Yes, these teams have earned their way to the National League Championship Series. Yes, they have drafted and developed several top-notch young players. Yes, they have shown immeasurable patience and weathered countless storms in front of near-empty stadiums.

What, like they had a choice?

In a perfect world, or what the Rockies once thought was a perfect world, they could have cut through the learning curve with a big-name, free-agent signing or two. They could have eased some of the growing pains by doing what the Yankees and all those other mega-market clubs do – throw money at their problems.

But they couldn’t because they’ve been there, bungled that. Back in the day, they overextended themselves with free-agent signings that, to be kind, didn’t pan out. In the process, they left themselves no choice but to swallow hard, go back to basics and develop their own stars.

Therein lies the strongest common bond between the last two teams standing in the National League. Both clubs fired out of the blocks as expansion teams, the Rockies making the playoffs in their third season, the Diamondbacks winning the World Series in their fourth. But in time, both paid a big price. And eventually, neither could afford to.

What to do? Go young.

“We have (had) to do it,” Diamondbacks manager Bob Melvin said. “I mean, financially, where our organization is, we’ve kind of had to do it. Our payroll has been reduced significantly since the last playoff years here in 2001 and 2002. … So it’s one by design, and two out of necessity.”

Same with the Rockies. The Rockies have the 25th-ranked payroll in the majors at $54 million, with the Diamondbacks next at $52 million.

Now for the fine print: The Diamondbacks, like the Rockies, overspent years ago and wound up in dire straits. But the D-backs parlayed all that wild spending in their early years – their $103 million payroll was the fourth-highest in the industry in 2002 – into a World Series championship and three postseason appearances in a span of four seasons.

“There’s a lot of common fabric with the exception that they’ve had more success than us,” Rockies manager Clint Hurdle said. “They’ve been able to get to some places that we’ve wanted to get to.”

Mirror images

And three years after beating the Yankees in the 2001 World Series, the D-backs lost 111 games. Then came an all-out commitment to youth.
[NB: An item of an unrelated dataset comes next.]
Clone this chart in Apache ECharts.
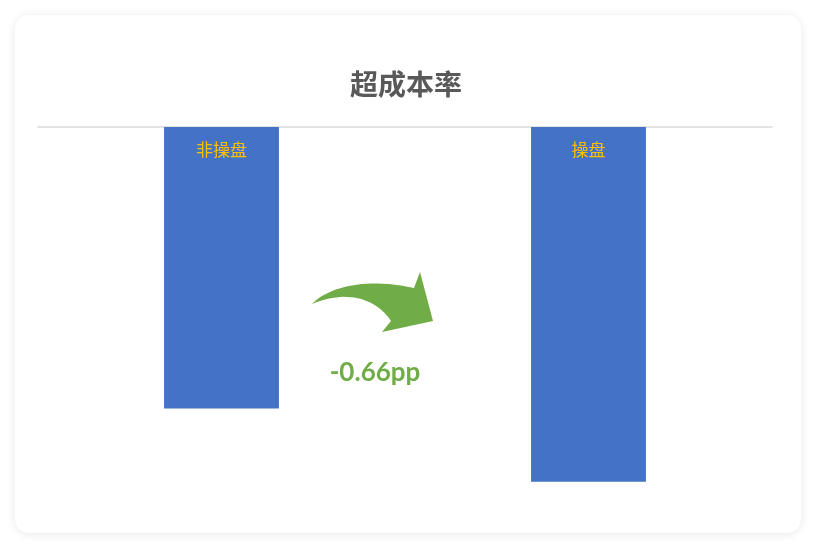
<!DOCTYPE html>
<html><head><meta charset="utf-8">
<script src="https://cdn.jsdelivr.net/npm/echarts@6/dist/echarts.min.js"></script>
<style>
html,body{margin:0;padding:0;background:#fff;width:816px;height:548px;overflow:hidden;}
#card{position:absolute;left:15px;top:15px;width:786px;height:518px;background:#fff;border-radius:14px;box-shadow:0 1px 10px rgba(0,0,0,0.10);}
#chart{position:absolute;left:0;top:0;width:816px;height:548px;}
</style></head>
<body><div id="card"></div><div id="chart"></div>
<script>
const titleText = '超成本率';
const categories = ['非操盘', '操盘'];
const values = [-2.54, -3.20];
const diffLabel = '-0.66pp';

function cubic(p0, p1, p2, p3, n) {
  const pts = [];
  for (let i = 0; i <= n; i++) {
    const t = i / n, u = 1 - t;
    pts.push([
      u*u*u*p0[0] + 3*u*u*t*p1[0] + 3*u*t*t*p2[0] + t*t*t*p3[0],
      u*u*u*p0[1] + 3*u*u*t*p1[1] + 3*u*t*t*p2[1] + t*t*t*p3[1]
    ]);
  }
  return pts;
}
const arrowPts = [].concat(
  cubic([312,304],[325,290],[360,276],[414,288], 24),
  [[420,272],[433,321],[382,332]],
  cubic([391,321],[375,297],[345,290],[312,304], 24)
);

const chart = echarts.init(document.getElementById('chart'));
chart.setOption({
  backgroundColor: 'transparent',
  animation: false,
  title: {
    text: titleText, left: 345, top: 65,
    textStyle: {fontFamily: 'Noto Sans CJK SC', fontSize: 28, fontWeight: 'bold', color: '#595959'}
  },
  grid: {left: 38, right: 44, top: 127, bottom: 33},
  xAxis: {
    type: 'category', data: categories,
    axisLine: {onZero: true, lineStyle: {color: '#D9D9D9', width: 1.5}},
    axisTick: {show: false}, axisLabel: {show: false}
  },
  yAxis: {
    type: 'value', min: -3.5, max: 0,
    show: false, splitLine: {show: false}
  },
  series: [{
    type: 'bar', data: values, barWidth: '31.3%',
    itemStyle: {color: '#4472C4'},
    label: {
      show: true, position: 'insideTop', distance: 14,
      formatter: p => p.name,
      color: '#FFC000', fontSize: 17, fontWeight: 'normal', fontFamily: 'Noto Sans CJK SC'
    }
  }],
  graphic: [
    {
      type: 'polygon',
      shape: {points: arrowPts},
      style: {fill: '#70AD47'}
    },
    {
      type: 'text', x: 375, y: 373,
      style: {text: diffLabel, fill: '#70AD47', font: 'bold 26px Lato', align: 'center', verticalAlign: 'middle'}
    }
  ]
});
</script></body></html>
If the story rings familiar in Denver, it should.

“There’s a very similar flavor between the two of us,” Rockies general manager Dan O’Dowd said. “We’re a little younger in our pitching and they’re a little younger in their position players. But it’s a very similar model. It’s almost identical.”

Said Hurdle: “We’ve done the same thing. Ours was, I think, more out of necessity than anything else. And once we put it in play, we both have followed through. We’ve both backed up our young players with patience. And our scouting department continues to do a good job in having another wave coming, as theirs has. … We’re both in good places as far as scouting and player development.”
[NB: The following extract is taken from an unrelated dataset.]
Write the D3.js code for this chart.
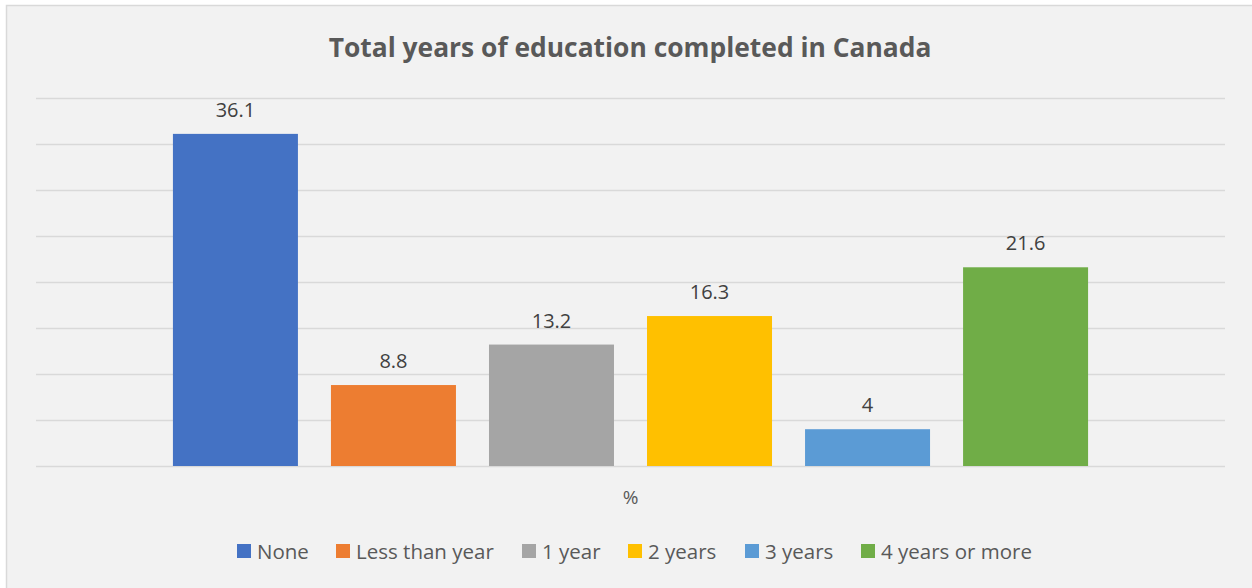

It’s not just that, though. It’s not just that both teams faced the same harsh realities and chose the same path to overcome them. And it’s not just that both had to fade several white- elephant contracts – Matt Williams, Todd Stottlemyre and Jay Bell, just to name a few for the D-backs, and Mike Hampton, Denny Neagle and Mike Lansing for the Rockies – before becoming competitive again. Those are just a few entries on the long list of similarities between the franchises.

Mirror images, Rockies shortstop Troy Tulowitzki calls them, and with good reason.
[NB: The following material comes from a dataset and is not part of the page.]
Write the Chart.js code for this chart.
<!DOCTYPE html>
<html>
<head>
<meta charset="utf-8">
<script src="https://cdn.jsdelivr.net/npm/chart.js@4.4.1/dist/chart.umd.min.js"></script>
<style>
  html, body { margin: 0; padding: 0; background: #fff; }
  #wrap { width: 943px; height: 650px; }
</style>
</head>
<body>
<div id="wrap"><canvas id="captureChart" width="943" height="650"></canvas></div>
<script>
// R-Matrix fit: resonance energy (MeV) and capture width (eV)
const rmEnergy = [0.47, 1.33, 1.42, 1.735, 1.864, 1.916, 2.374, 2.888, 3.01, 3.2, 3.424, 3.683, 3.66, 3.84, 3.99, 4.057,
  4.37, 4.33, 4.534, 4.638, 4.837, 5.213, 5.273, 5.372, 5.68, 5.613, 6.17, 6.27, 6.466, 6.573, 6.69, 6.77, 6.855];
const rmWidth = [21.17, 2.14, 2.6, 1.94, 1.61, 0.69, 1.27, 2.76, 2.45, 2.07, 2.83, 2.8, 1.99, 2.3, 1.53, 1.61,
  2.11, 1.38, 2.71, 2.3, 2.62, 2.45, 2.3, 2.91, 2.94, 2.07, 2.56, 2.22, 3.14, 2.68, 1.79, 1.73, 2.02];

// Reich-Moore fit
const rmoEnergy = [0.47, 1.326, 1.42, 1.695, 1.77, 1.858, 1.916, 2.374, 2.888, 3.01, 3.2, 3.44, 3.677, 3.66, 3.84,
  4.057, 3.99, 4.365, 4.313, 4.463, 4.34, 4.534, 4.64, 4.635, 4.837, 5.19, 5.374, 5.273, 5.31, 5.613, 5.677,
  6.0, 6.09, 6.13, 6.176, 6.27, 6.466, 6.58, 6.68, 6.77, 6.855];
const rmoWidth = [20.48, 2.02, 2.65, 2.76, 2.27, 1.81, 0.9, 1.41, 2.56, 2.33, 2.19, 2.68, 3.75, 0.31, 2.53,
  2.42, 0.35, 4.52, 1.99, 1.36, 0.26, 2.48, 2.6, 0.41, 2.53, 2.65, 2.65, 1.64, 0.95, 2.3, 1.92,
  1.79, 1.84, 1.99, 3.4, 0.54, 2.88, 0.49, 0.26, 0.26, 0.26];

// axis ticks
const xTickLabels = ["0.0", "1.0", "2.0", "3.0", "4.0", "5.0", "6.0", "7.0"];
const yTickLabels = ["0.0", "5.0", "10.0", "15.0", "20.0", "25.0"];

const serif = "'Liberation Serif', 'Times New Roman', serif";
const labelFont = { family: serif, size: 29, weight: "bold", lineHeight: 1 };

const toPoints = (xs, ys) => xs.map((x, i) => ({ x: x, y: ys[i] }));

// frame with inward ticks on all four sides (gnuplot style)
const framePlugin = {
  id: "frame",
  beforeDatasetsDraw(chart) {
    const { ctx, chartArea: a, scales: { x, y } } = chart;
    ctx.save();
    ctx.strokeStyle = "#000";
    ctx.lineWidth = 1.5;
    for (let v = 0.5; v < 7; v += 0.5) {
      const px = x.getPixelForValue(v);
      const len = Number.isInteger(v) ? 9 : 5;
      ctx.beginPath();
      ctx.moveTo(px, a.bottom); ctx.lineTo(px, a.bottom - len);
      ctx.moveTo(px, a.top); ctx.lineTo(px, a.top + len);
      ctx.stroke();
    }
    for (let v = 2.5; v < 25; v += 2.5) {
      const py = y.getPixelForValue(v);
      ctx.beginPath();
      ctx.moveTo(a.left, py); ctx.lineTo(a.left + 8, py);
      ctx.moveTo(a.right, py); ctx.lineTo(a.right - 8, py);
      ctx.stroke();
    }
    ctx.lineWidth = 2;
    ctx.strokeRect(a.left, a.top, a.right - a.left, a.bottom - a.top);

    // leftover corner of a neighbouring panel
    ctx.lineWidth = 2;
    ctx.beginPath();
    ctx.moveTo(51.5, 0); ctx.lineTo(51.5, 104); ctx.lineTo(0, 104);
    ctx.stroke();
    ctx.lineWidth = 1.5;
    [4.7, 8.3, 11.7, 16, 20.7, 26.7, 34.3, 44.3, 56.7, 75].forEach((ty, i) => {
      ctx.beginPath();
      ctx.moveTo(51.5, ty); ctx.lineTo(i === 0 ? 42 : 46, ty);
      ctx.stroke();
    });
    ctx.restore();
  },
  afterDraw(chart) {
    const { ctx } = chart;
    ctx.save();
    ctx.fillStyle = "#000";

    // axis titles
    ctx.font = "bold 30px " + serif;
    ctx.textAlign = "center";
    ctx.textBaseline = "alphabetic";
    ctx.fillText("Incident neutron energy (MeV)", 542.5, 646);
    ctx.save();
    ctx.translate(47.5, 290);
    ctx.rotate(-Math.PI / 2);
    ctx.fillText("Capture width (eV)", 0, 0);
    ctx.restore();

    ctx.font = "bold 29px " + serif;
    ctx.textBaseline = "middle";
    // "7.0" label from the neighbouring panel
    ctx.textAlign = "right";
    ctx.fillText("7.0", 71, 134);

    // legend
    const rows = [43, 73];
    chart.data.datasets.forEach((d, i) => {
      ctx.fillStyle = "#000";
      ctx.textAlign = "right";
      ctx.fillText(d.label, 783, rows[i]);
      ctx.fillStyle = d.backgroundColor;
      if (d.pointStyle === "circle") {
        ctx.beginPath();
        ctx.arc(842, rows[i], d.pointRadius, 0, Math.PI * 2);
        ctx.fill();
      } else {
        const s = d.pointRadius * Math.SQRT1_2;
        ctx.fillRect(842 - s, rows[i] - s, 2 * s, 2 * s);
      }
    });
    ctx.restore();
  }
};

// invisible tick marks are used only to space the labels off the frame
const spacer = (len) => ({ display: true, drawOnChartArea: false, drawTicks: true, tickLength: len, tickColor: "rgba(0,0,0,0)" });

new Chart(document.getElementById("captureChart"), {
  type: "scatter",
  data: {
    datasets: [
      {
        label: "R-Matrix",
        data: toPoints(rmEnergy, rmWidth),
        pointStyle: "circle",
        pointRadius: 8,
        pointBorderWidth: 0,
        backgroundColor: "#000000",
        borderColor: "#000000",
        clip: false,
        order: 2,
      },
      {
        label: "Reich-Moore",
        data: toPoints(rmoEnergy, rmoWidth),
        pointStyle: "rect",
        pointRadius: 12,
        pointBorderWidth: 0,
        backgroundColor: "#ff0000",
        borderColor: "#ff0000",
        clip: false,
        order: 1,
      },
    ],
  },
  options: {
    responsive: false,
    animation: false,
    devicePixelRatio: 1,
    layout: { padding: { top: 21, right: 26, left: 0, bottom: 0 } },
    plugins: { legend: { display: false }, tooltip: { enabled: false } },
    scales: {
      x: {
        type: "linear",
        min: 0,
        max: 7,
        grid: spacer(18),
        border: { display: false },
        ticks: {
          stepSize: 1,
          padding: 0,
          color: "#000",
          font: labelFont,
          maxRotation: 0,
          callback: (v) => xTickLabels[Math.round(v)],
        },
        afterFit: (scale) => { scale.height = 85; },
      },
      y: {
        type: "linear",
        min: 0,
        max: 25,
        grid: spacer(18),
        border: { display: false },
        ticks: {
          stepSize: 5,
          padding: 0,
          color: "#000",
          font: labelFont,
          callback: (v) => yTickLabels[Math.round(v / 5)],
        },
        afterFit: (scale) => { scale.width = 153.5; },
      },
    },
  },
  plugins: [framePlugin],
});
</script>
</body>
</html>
“Both teams play the game hard,” Tulowitzki said. “We run out stuff, we do the little things to win games. There’s definitely a reason why both teams are where they’re at.”

Both teams have hit home runs on draft day, and not just with early can’t-miss picks. The D-backs drafted star-in-the-making Justin Upton No. 1 overall in 2005, one year after selecting Stephen Drew in the first round, and two years after cashing in with Conor Jackson in the first. But they also developed Brandon Webb, a humble eighth-rounder in 2000, into a Cy Young Award winner in 2006.

The Rockies? They selected Jeff Francis (2002) and Tulowitzki (2005) in the first round, then hit lightning in a bottle with Garrett Atkins in the fifth and Brad Hawpe in the 11th, both in 2000. And they stayed the course with a great athlete drafted during the Bob Gebhard regime – Matt Holliday, a seventh-rounder in 1998 because he had the option of playing quarterback at Oklahoma State.

“Great team chemistry”

Both teams also share a certain esprit de corps, one of the key ancillary benefits of developing players and bringing them up as teammates through the minors. Their players are friends, not free agents passing in the night. They play hard, they possess savvy beyond their years, and they care about each other on and off the field.

Oh, and each team has an elder statesman to mentor the kids.

“Over here, we have Tony Clark and they have Todd Helton,” Diamondbacks center fielder Chris Young said. “He’s been working with young guys over there as well as Tony has with our guys over here. That’s the reason they’ve accomplished so much and they’re doing so well. They have great team chemistry. You can see it on the field, just like you can see it with ours.”

Not that, until the teams’ playoff runs, many fans were around to witness it. The Rockies’ season-ticket list, once the envy of the industry at 34,000-plus, had dwindled to less than 14,000 by the start of the 2007 season. Doug Davis, Arizona’s Game 2 starter, thought of the crowds at Chase Field, or lack thereof, when he was acquired from Milwaukee last November.

“There were crickets out there,” Davis said. “Nobody was coming to the games. We came in last September, when they were still in the race, and it was very desolate.”

Said Diamondbacks left fielder Eric Byrnes, one of several players and front-office types who have moved in recent years from Colorado to Arizona or vice versa: “This is a team that has scratched and clawed for everything we’ve gotten all year. This is a team that has pretty much defied baseball logic …”

Defying baseball logic. Like, say, winning 19 out of 20 games in the heat of a pennant race and deep into the playoffs.